What we teach in our work is to take any negative emotion like fear or sudden shock, and transform it into energy, the energy of the universe. Then you can transform it into anything you want.

It’s there in Star Wars, the force and Oby-One-Kanobe training Luke Skywalker to hit a moving object with his eyes closed and to knock out the death star by relying on the force rather than on the computer. It’s in the public consciousness now, this marriage of mind and body and spirit. And this idea that human race has the possibility to mutate to a higher level of functioning. It’s in the air. It’s a lot more than just new age. The new age has been here 4000 years. It’s new in comparison to the evolution of the universe which is 15 billion years old, but it’s certainly not new in terms of human culture.

All the ways of marrying; spiritual, mental, and physical and emotional practice, and doing it in ways that’s fun. It’s child’s play, like the these games they play, Dungeons and Dragons, they’re actually full of this stuff, and it’s finding its way in. So, play is the royal road for children and setting an example, creating contexts, finding programs in school and outside of school that are rich with it, that’s the way.
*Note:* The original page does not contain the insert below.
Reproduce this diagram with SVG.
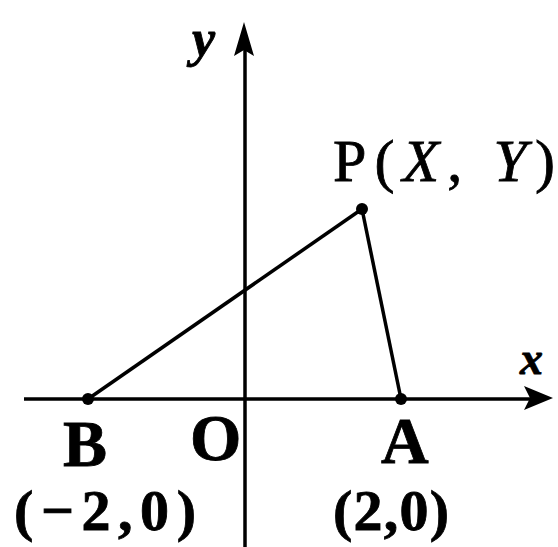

Every kid has got to learn the basic lesson that you’re not your score on the test, or on the golf card, or the baseball game. You’re not the score. But I think it’s a function of the human spirit to compete. It’s a deep involuntary constant irreversible drive to play. People won’t behave. People will play. That’s why moralists are always gnashing their teeth and turning their head, because people play all the time and they play in different ways.